The CSO had experimented with Christmas programming over the years, but not until Duain Wolfe arrived as director of the Chicago Symphony Chorus 16 years ago did it find a winning format. Wolfe is the force behind the family-friendly Welcome Yule! programs, and he has polished them to a high sheen. With his neatly trimmed beard and bald pate, Wolfe can look like a slimmer version of Santa Claus himself. And he is a gifted program host, entirely at ease talking with actors and audience. He also has an unerring sense for finding the right balance between silly, snappy patter and serious musicianship.

Welcome Yule! works because, like a gourmet feast, it is made of top-quality ingredients. The eight dancers who came and went in a seemingly endless variety of costumes and dance styles belong to some of the city’s top dance troupes. With Chicago’s South Side echoing nicely in his flat vowels, actor Tim Gregory (also the show’s stage director) was endearingly officious as a cop trying to cover for a late-arriving Santa Claus.

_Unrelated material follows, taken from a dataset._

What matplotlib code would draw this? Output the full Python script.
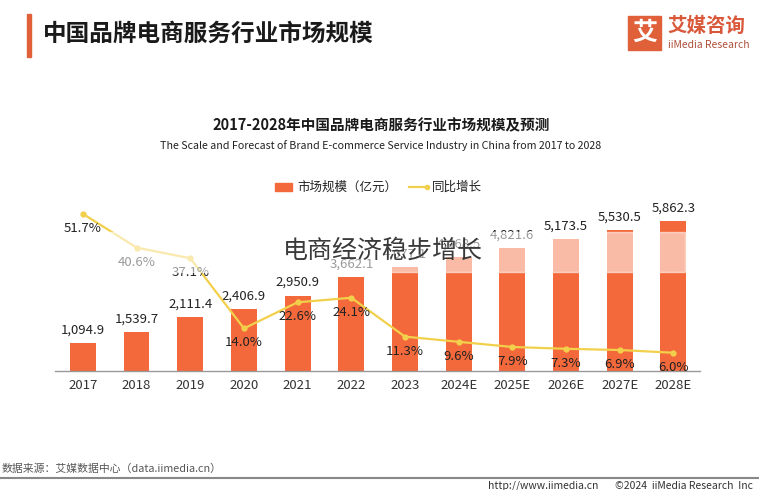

The evening’s child actors were disciplined and never cloying.

Sometimes when actors and dancers join a symphony orchestra, they seem to disappear against a background of music stands and seated musicians. But the black flooring installed at the front of the Orchestra Hall stage guaranteed that, for most of the audience, the actors and the dancers’ choreography by Harrison McEldowney would be clearly outlined against a smooth, dark background.

The musical fare didn’t exactly challenge a chorus and orchestra capable of wrestling Mahler’s complex symphonies into sublime submission. But the CSO members who made up the Welcome Yule! roster seemed to get into the spirit of things. Gary Fry’s musical arrangements had colorful touches, with a bit of Bach or a tidbit from Tchaikovsky’s The Nutcracker flashing by. The Chicago Symphony Chorus sounded elegantly ethereal in Silent Night and O magnum mysterium.

But they were even more impressive during the more light-hearted second half of the evening. Only a chorus born and bred on Bach and Mahler could send out the comic patter of The Day Before Christmas by Donald Sosin and Joanne Seaton with such precision. Divided into four groups, they evoked all the chaos of too long a day at the mall. We didn’t miss a word of their yearning for a cup of coffee, their laments about failing to shop in September, the occasional sharp bark of an irritated dog and mewling of a stepped-on cat.

Fry is also director of Voices Rising, the children’s chorus based at the Midwest Young Artists program on the North Shore. Joining the Chicago Symphony Chorus after intermission, they added a light but full-bodied sound to the musical mix.

Welcome Yule! will be performed 1 and 4:30 p.m. Saturday and Wednesday; and 3 p.m. Sunday, Monday and Tuesday. www.cso.org; 312-294-3000.